In the ideal scenario, you would visit the location with your client to meet them and also to discuss the logistics of the plan. This isn't always possible, unfortunately. I have had both face-to-face meetings with the client at the location of their proposal as well as phone or video call conversation to discuss the details when the location was further away or if it was inconvenient for the client to meet up. Either way, for me the most important thing has always been to thoroughly know their plan and to explain what I require, such as, a particular distance I need to stand from them.

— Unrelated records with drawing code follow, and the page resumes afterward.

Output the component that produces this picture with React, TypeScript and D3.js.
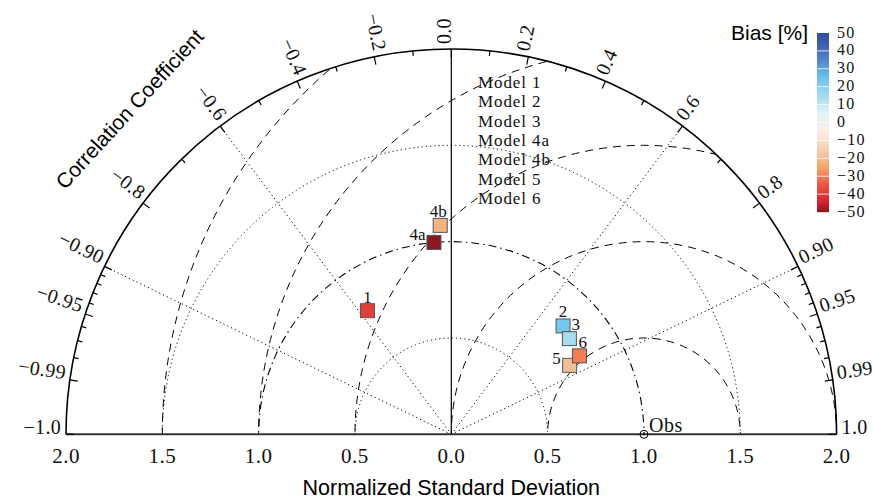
import React, { useEffect, useRef } from 'react';
import * as d3 from 'd3';

// correlation ticks on the outer arc
const corrTicks = [-1, -0.99, -0.95, -0.9, -0.8, -0.6, -0.4, -0.2, 0, 0.2, 0.4, 0.6, 0.8, 0.9, 0.95, 0.99, 1];
const corrTickLabels = ['\u22121.0', '\u22120.99', '\u22120.95', '\u22120.90', '\u22120.8', '\u22120.6', '\u22120.4', '\u22120.2',
  '0.0', '0.2', '0.4', '0.6', '0.8', '0.90', '0.95', '0.99', '1.0'];
const corrMinor = [0.1, 0.3, 0.5, 0.7, 0.91, 0.92, 0.93, 0.94, 0.96, 0.97, 0.98];
const corrLines = [-0.9, -0.6, 0.6, 0.9];

// normalized std axis
const stdTicks = [-2, -1.5, -1, -0.5, 0, 0.5, 1, 1.5, 2];
const stdTickLabels = ['2.0', '1.5', '1.0', '0.5', '0.0', '0.5', '1.0', '1.5', '2.0'];
const stdDotted = [0.5, 1.5];
const stdDashDot = [1.0];
const rmsCircles = [0.5, 1.0, 1.5, 2.0, 2.5];

// models
const modelIds = ['1', '2', '3', '4a', '4b', '5', '6'];
const modelStd = [0.775, 0.808, 0.789, 1.0, 1.086, 0.711, 0.78];
const modelCorr = [-0.561, 0.718, 0.777, -0.09, -0.053, 0.864, 0.853];
const modelBias = [-39, 23, 15, -50, -22, -19, -30];
const legendNames = ['Model 1', 'Model 2', 'Model 3', 'Model 4a', 'Model 4b', 'Model 5', 'Model 6'];

// colorbar
const biasTicks = [50, 40, 30, 20, 10, 0, -10, -20, -30, -40, -50];
const biasColorStops = [50, 45, 35, 25, 15, 5, -5, -15, -25, -35, -45, -50];
const biasColors = ['#30509f', '#3b5aa8', '#5285c8', '#6ec2ee', '#a4dbf0', '#e2f2f8', '#fceee6', '#f4d0b4',
  '#f2a66c', '#ec5444', '#d41e2e', '#8a1820'];

const serif = '"Liberation Serif", serif';
const sans = '"Liberation Sans", Arial, sans-serif';

export default function App() {
  const svgRef = useRef<SVGSVGElement>(null);

  useEffect(() => {
    if (!svgRef.current) return;
    const svg = d3.select(svgRef.current);
    svg.selectAll('*').remove();

    const cx = 451.3;
    const cy = 434.3;
    const R = 385.3;
    const r = d3.scaleLinear().domain([0, 2]).range([0, R]);
    const px = (v: number) => cx + r(v);

    const color = d3.scaleLinear<string>()
      .domain(biasColorStops)
      .range(biasColors)
      .interpolate(d3.interpolateRgb);

    // clip to the half disk
    svg.append('defs')
      .append('clipPath')
      .attr('id', 'half')
      .append('path')
      .attr('d', `M${cx - R},${cy} A${R},${R} 0 0 1 ${cx + R},${cy} Z`);

    const grid = svg.append('g').attr('clip-path', 'url(#half)').attr('fill', 'none').attr('stroke', '#000');

    // RMS difference circles centred on Obs
    grid.selectAll('.rms')
      .data(rmsCircles)
      .enter()
      .append('circle')
      .attr('cx', px(1))
      .attr('cy', cy)
      .attr('r', d => r(d))
      .attr('stroke-width', 1)
      .attr('stroke-dasharray', '8,6');

    // std dev circles
    grid.selectAll('.stdDot')
      .data(stdDotted)
      .enter()
      .append('circle')
      .attr('cx', cx)
      .attr('cy', cy)
      .attr('r', d => r(d))
      .attr('stroke-width', 1)
      .attr('stroke-dasharray', '1.2,3');

    grid.selectAll('.stdDashDot')
      .data(stdDashDot)
      .enter()
      .append('circle')
      .attr('cx', cx)
      .attr('cy', cy)
      .attr('r', d => r(d))
      .attr('stroke-width', 1.1)
      .attr('stroke-dasharray', '8,4,1.5,4');

    // correlation lines
    svg.selectAll('.corrLine')
      .data(corrLines)
      .enter()
      .append('line')
      .attr('x1', cx)
      .attr('y1', cy)
      .attr('x2', d => cx + R * d)
      .attr('y2', d => cy - R * Math.sin(Math.acos(d)))
      .attr('stroke', '#000')
      .attr('stroke-width', 1)
      .attr('stroke-dasharray', '1.2,3');

    // vertical zero-correlation line
    svg.append('line')
      .attr('x1', cx).attr('y1', cy)
      .attr('x2', cx).attr('y2', cy - R)
      .attr('stroke', '#000')
      .attr('stroke-width', 1.2);

    // outer arc
    svg.append('path')
      .attr('d', `M${cx - R},${cy} A${R},${R} 0 0 1 ${cx + R},${cy}`)
      .attr('fill', 'none')
      .attr('stroke', '#000')
      .attr('stroke-width', 1.6);

    // base axis
    svg.append('line')
      .attr('x1', cx - R).attr('y1', cy)
      .attr('x2', cx + R).attr('y2', cy)
      .attr('stroke', '#333')
      .attr('stroke-width', 2);

    // arc ticks
    const tickLine = (c: number, len: number) => {
      const t = Math.acos(c);
      svg.append('line')
        .attr('x1', cx + R * Math.cos(t))
        .attr('y1', cy - R * Math.sin(t))
        .attr('x2', cx + (R - len) * Math.cos(t))
        .attr('y2', cy - (R - len) * Math.sin(t))
        .attr('stroke', '#000')
        .attr('stroke-width', 1.2);
    };
    corrTicks.forEach(c => tickLine(c, 8));
    corrMinor.forEach(c => { tickLine(c, 5); tickLine(-c, 5); });

    // arc tick labels
    corrTicks.forEach((c, i) => {
      const t = Math.acos(c);
      const deg = (t * 180) / Math.PI;
      const gap = 5;
      const x = cx + (R + gap) * Math.cos(t);
      const y = cy - (R + gap) * Math.sin(t);
      const right = c >= 0;
      svg.append('text')
        .attr('transform', `translate(${x},${y}) rotate(${right ? -deg : 180 - deg})`)
        .attr('text-anchor', right ? 'start' : 'end')
        .style('font-family', serif)
        .style('font-size', '20px')
        .style('letter-spacing', '0.3px')
        .attr('fill', '#111')
        .text(corrTickLabels[i]);
    });

    // std axis labels
    svg.selectAll('.stdLab')
      .data(stdTicks)
      .enter()
      .append('text')
      .attr('x', d => px(d))
      .attr('y', 463)
      .attr('text-anchor', 'middle')
      .style('font-family', serif)
      .style('font-size', '21px')
      .style('letter-spacing', '0.5px')
      .attr('fill', '#111')
      .text((_, i) => stdTickLabels[i]);

    // axis titles
    svg.append('text')
      .attr('x', cx)
      .attr('y', 495)
      .attr('text-anchor', 'middle')
      .style('font-family', sans)
      .style('font-size', '21.5px')
      .text('Normalized Standard Deviation');

    svg.append('text')
      .attr('transform', 'translate(135,114) rotate(-47.5)')
      .attr('text-anchor', 'middle')
      .style('font-family', sans)
      .style('font-size', '21px')
      .text('Correlation Coefficient');

    // Obs point
    svg.append('circle')
      .attr('cx', px(1)).attr('cy', cy).attr('r', 4)
      .attr('fill', 'none').attr('stroke', '#000').attr('stroke-width', 1);
    svg.append('circle')
      .attr('cx', px(1)).attr('cy', cy).attr('r', 1)
      .attr('fill', '#000');
    svg.append('text')
      .attr('x', px(1) + 5)
      .attr('y', 432)
      .style('font-family', serif)
      .style('font-size', '20px')
      .style('letter-spacing', '0.5px')
      .attr('fill', '#111')
      .text('Obs');

    // legend text
    svg.selectAll('.legend')
      .data(legendNames)
      .enter()
      .append('text')
      .attr('x', 478)
      .attr('y', (_, i) => 88 + i * 19.35)
      .style('font-family', serif)
      .style('font-size', '17px')
      .style('letter-spacing', '0.9px')
      .attr('fill', '#111')
      .text(d => d);

    // model markers
    const labelPlace: Record<string, [number, number, string]> = {
      '1': [0, -8, 'middle'],
      '2': [0, -9, 'middle'],
      '3': [2, -8.5, 'start'],
      '4a': [-8.5, -2, 'end'],
      '4b': [-2, -8, 'middle'],
      '5': [-9, -1, 'end'],
      '6': [-1, -8, 'start'],
    };
    const size = 14;
    modelIds.forEach((id, i) => {
      const t = Math.acos(modelCorr[i]);
      const mx = cx + r(modelStd[i]) * Math.cos(t);
      const my = cy - r(modelStd[i]) * Math.sin(t);
      svg.append('rect')
        .attr('x', mx - size / 2)
        .attr('y', my - size / 2)
        .attr('width', size)
        .attr('height', size)
        .attr('fill', color(modelBias[i]))
        .attr('stroke', '#555')
        .attr('stroke-width', 1);
      const [dx, dy, anchor] = labelPlace[id];
      svg.append('text')
        .attr('x', mx + dx)
        .attr('y', my + dy)
        .attr('text-anchor', anchor)
        .style('font-family', serif)
        .style('font-size', '17px')
        .attr('fill', '#111')
        .text(id);
    });

    // colorbar
    const barX = 817;
    const barW = 12;
    const yBar = d3.scaleLinear().domain([50, -50]).range([33, 212]);
    const bar = svg.append('g');
    for (let y = 33; y < 212; y++) {
      bar.append('rect')
        .attr('x', barX)
        .attr('y', y)
        .attr('width', barW)
        .attr('height', 1.2)
        .attr('fill', color(yBar.invert(y + 0.5)));
    }
    bar.selectAll('.sep')
      .data(biasTicks.slice(1, -1))
      .enter()
      .append('line')
      .attr('x1', barX).attr('x2', barX + barW)
      .attr('y1', d => yBar(d)).attr('y2', d => yBar(d))
      .attr('stroke', '#fff')
      .attr('stroke-opacity', 0.8)
      .attr('stroke-width', 1);

    svg.selectAll('.biasLab')
      .data(biasTicks)
      .enter()
      .append('text')
      .attr('x', 837)
      .attr('y', d => yBar(d) - 1)
      .attr('dominant-baseline', 'central')
      .style('font-family', serif)
      .style('font-size', '16px')
      .style('letter-spacing', '1.2px')
      .attr('fill', '#111')
      .text(d => (d < 0 ? `\u2212${Math.abs(d)}` : `${d}`));

    svg.append('text')
      .attr('x', 808)
      .attr('y', 40)
      .attr('text-anchor', 'end')
      .style('font-family', sans)
      .style('font-size', '21px')
      .text('Bias [%]');
  }, []);

  return (
    <div style={{ position: 'absolute', left: 0, top: 0 }}>
      <svg ref={svgRef} width={874} height={501} style={{ display: 'block', background: '#fff' }} />
    </div>
  );
}
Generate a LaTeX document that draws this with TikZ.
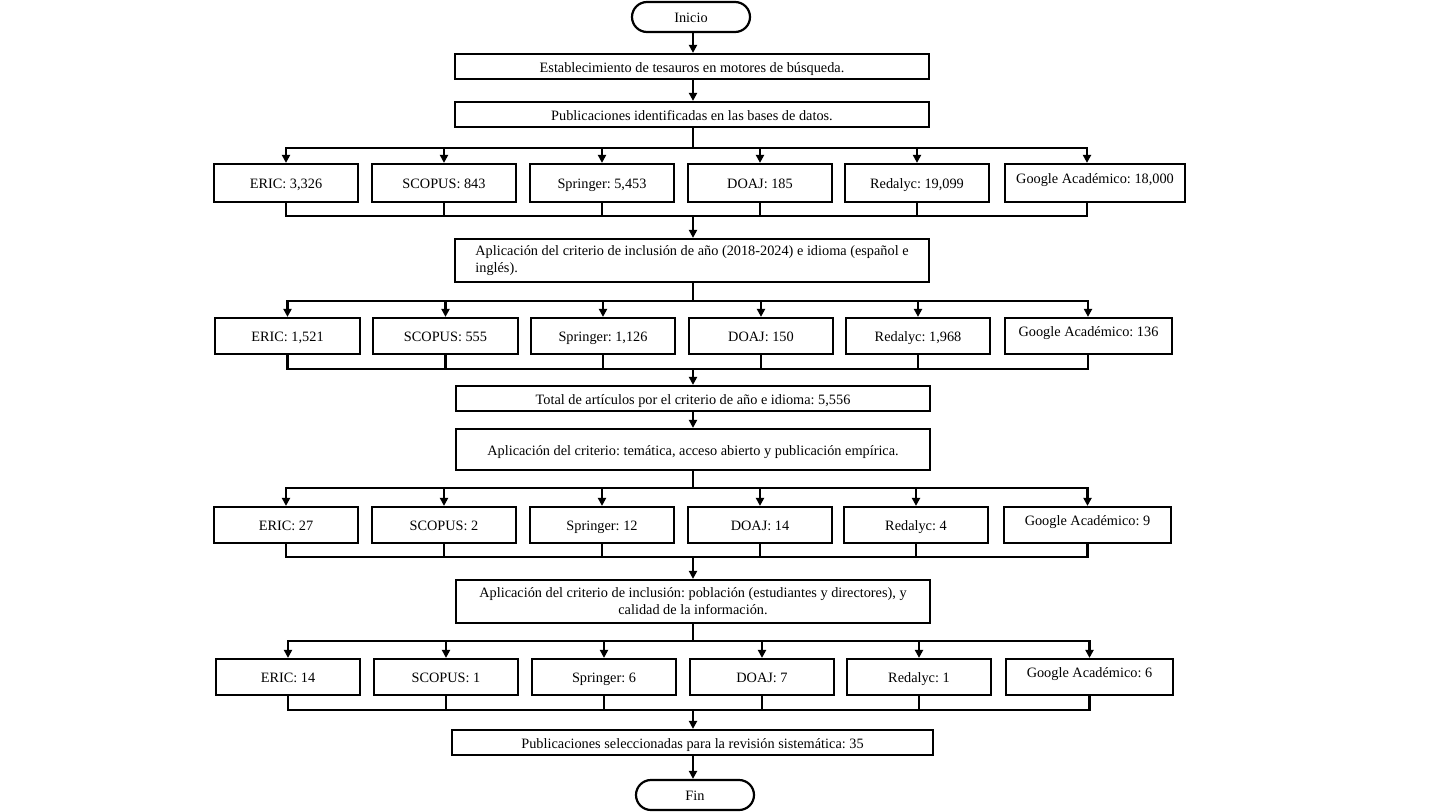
\documentclass[tikz,border=0pt]{standalone}
\usepackage{fontspec}
\setmainfont{Liberation Serif}
\frenchspacing
\usetikzlibrary{arrows.meta}
\tikzset{
  box/.style={draw=black, line width=2.2pt, rectangle, inner sep=0pt, font=\fontsize{14.3}{17}\selectfont},
  one/.style={text height=12pt, text depth=1pt},
  term/.style={box, one, rounded corners=15pt},
  ln/.style={draw=black, line width=2.2pt},
  arr/.style={ln, -{Triangle[length=8pt,width=8pt]}},
  gtop/.style={text height=10pt, text depth=10pt}
}
\newcommand\bx[7][one]{\node[box,#1,minimum width={#5-#3},minimum height={#6-#4}] (#2) at ({(#3+#5)/2},{(#4+#6)/2}) {#7};}
\begin{document}
\begin{tikzpicture}[x=1pt,y=-1pt]
\path[use as bounding box] (0,0) rectangle (1437,811);
% main column
\node[term,minimum width=118,minimum height=30] (ini) at (691,17) {Inicio};
\bx{b1}{455}{54}{929}{79}{Establecimiento de tesauros en motores de búsqueda.}
\bx{b2}{455}{102}{929}{127}{Publicaciones identificadas en las bases de datos.}
\bx[align=left]{b3}{455}{239}{929}{282}{Aplicación del criterio de inclusión de año (2018-2024) e idioma (español e\\inglés).}
\bx{b4}{456}{386}{930}{411}{Total de artículos por el criterio de año e idioma: 5,556}
\bx{b5}{456}{429}{930}{470}{Aplicación del criterio: temática, acceso abierto y publicación empírica.}
\bx[align=center]{b6}{456}{580}{930}{623}{Aplicación del criterio de inclusión: población (estudiantes y directores), y\\calidad de la información.}
\bx{b7}{452}{730}{933}{755}{Publicaciones seleccionadas para la revisión sistemática: 35}
\node[term,minimum width=118,minimum height=30] (fin) at (695,795) {Fin};
% row 1
\bx{a1}{214}{164}{358}{202}{ERIC: 3,326}
\bx{a2}{372}{164}{516}{202}{SCOPUS: 843}
\bx{a3}{530}{164}{674}{202}{Springer: 5,453}
\bx{a4}{688}{164}{832}{202}{DOAJ: 185}
\bx{a5}{845}{164}{989}{202}{Redalyc: 19,099}
\bx[gtop]{a6}{1005}{164}{1185}{202}{Google Académico: 18,000}
% row 2
\bx{c1}{215}{318}{360}{354}{ERIC: 1,521}
\bx{c2}{373}{318}{518}{354}{SCOPUS: 555}
\bx{c3}{531}{318}{675}{354}{Springer: 1,126}
\bx{c4}{689}{318}{833}{354}{DOAJ: 150}
\bx{c5}{846}{318}{990}{354}{Redalyc: 1,968}
\bx[gtop]{c6}{1005}{318}{1172}{354}{Google Académico: 136}
% row 3
\bx{d1}{214}{507}{358}{543}{ERIC: 27}
\bx{d2}{372}{507}{516}{543}{SCOPUS: 2}
\bx{d3}{530}{507}{674}{543}{Springer: 12}
\bx{d4}{688}{507}{832}{543}{DOAJ: 14}
\bx{d5}{844}{507}{988}{543}{Redalyc: 4}
\bx[gtop]{d6}{1004}{507}{1171}{543}{Google Académico: 9}
% row 4
\bx{e1}{216}{659}{360}{695}{ERIC: 14}
\bx{e2}{374}{659}{518}{695}{SCOPUS: 1}
\bx{e3}{532}{659}{676}{695}{Springer: 6}
\bx{e4}{690}{659}{834}{695}{DOAJ: 7}
\bx{e5}{847}{659}{991}{695}{Redalyc: 1}
\bx[gtop]{e6}{1006}{659}{1173}{695}{Google Académico: 6}
% junctions
\coordinate (gx) at (1087,0);
\coordinate (gx2) at (1088,0);
\coordinate (j1) at (693,148);
\coordinate (m1) at (693,216);
\coordinate (j2) at (693,301);
\coordinate (m2) at (693,369);
\coordinate (j3) at (693,488);
\coordinate (m3) at (693,557);
\coordinate (j4) at (693,641);
\coordinate (m4) at (693,710);
% connectors
\draw[arr] (ini.south -| j1) -- (b1.north -| j1);
\draw[arr] (b1.south -| j1) -- (b2.north -| j1);
\draw[ln] (b2.south -| j1) -- (j1);
\foreach \n in {a1,a2,a3,a4,a5}{\draw[arr] (j1) -| (\n.north);}
\draw[arr] (j1) -| (a6.north -| gx);
\foreach \n in {a1,a2,a3,a4,a5}{\draw[ln] (\n.south) |- (m1);}
\draw[ln] (a6.south -| gx) |- (m1);
\draw[arr] (m1) -- (b3.north -| m1);
\draw[ln] (b3.south -| j2) -- (j2);
\foreach \n in {c1,c2,c3,c4,c5}{\draw[arr] (j2) -| (\n.north);}
\draw[arr] (j2) -| (c6.north -| gx2);
\foreach \n in {c1,c2,c3,c4,c5}{\draw[ln] (\n.south) |- (m2);}
\draw[ln] (c6.south -| gx2) |- (m2);
\draw[arr] (m2) -- (b4.north -| m2);
\draw[arr] (b4.south -| m2) -- (b5.north -| m2);
\draw[ln] (b5.south -| j3) -- (j3);
\foreach \n in {d1,d2,d3,d4,d5,d6}{\draw[arr] (j3) -| (\n.north);}
\foreach \n in {d1,d2,d3,d4,d5,d6}{\draw[ln] (\n.south) |- (m3);}
\draw[arr] (m3) -- (b6.north -| m3);
\draw[ln] (b6.south -| j4) -- (j4);
\foreach \n in {e1,e2,e3,e4,e5,e6}{\draw[arr] (j4) -| (\n.north);}
\foreach \n in {e1,e2,e3,e4,e5,e6}{\draw[ln] (\n.south) |- (m4);}
\draw[arr] (m4) -- (b7.north -| m4);
\draw[arr] (b7.south -| m4) -- (fin.north -| m4);
\end{tikzpicture}
\end{document}
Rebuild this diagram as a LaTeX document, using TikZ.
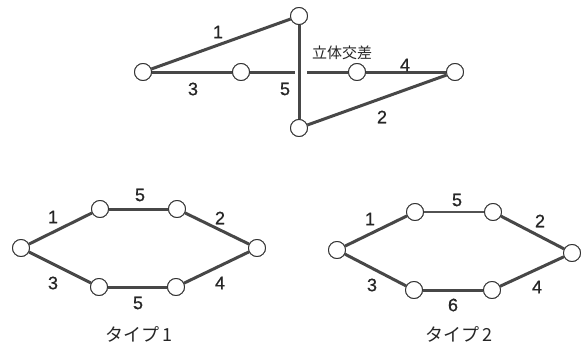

Knowing the location, the background, and light situation you're working with, will help you decide on what kind of equipment you want to use.  It may be that you are wearing a harness with two cameras and different focal length lenses on or you may shoot light with just one camera. If you know you'll be working from further afar, it may be helpful to use a longer zoom lens for the proposal to give you more room for flexibility. Once the question has been popped, though, you can always swap to a different camera and lens combination when photographing the couple after the event.  

For this shoot, I was lurking in the corner of the church before the couple came inside and the groom got down on one knee.

I always makes sure that I have done several test shots, chosen the correct settings, and am ready to go. There's nothing worse than scrambling to change settings on your camera menu when you're photographing such a fast event. It goes without saying that preparing yourself prior to the shoot also means arriving with plenty of time to set up, get in the right location, and make sure you are ready to work with the available light and background.

In regards to preparing your client, make sure that they also know where you'll be stood and what you expect of them, for example, if you have chosen a particular spot for them to get down on one knee or if you need them to lead their partner in a particular direction to be able to see their faces or side not backs. The emotions will run high for your client so it's best not to overwhelm them with many instructions and simply explain where you want them to stand or which way to face, while you do the rest.

Expect to Feel a Little Out of Place

Obviously, for most situations you will not have met your client's partner prior to the shoot, unless you are shooting your friend or family member's proposal. There can be shoots where you are clearly visible, stood with a camera ready to shoot, which may make your client's partner throw some confused looks at you at first. Or, you may be thrown in a situation where you are acting as a regular passer-by shooting something that happens to be in the same location as them. There are many scenarios that result in a surprise proposal, so expect to be put in a situation you've never been in before but that's half of the fun of doing shoots like this! It's also likely that you may be simply stood in one place and waiting for a while. So far, I cannot answer how I would react if the person receiving the big question would answer with a no, but I guess I would still shoot away and figure out what to do with the pictures later! Luckily, I haven't been in that position yet.

Prepare to Shoot After the Proposal

After the proposal, be ready to do a brief couple's shoot. Most photographers include that in their proposal package with varying degrees of images delivered or the length of the shoot, so make sure you have quickly scoped what's around that may make for a good couple's shoot location or background. I usually do a brief shoot afterwards, to capture the overwhelming emotions and shock, with a touch of few shots of both of my clients and the ring, before leaving them to enjoy and celebrate for the rest of the day. 

I actually really enjoy the part after the proposal because both of clients are so full with emotions and naturally engage (no pun intended) with each other, which results in natural looking photographs. So far, all my clients have been full of nothing but smiles and excitement after the proposal. It can certainly be a nerve wracking experience for both your client and yourself when getting ready for the shoot, but once it gets going, the time flies by so fast. Enjoy the experience itself and enjoy the emotional highs of documenting beautiful life events like these!

What has your experience been so far? Have you had any mishaps during a proposal shoot?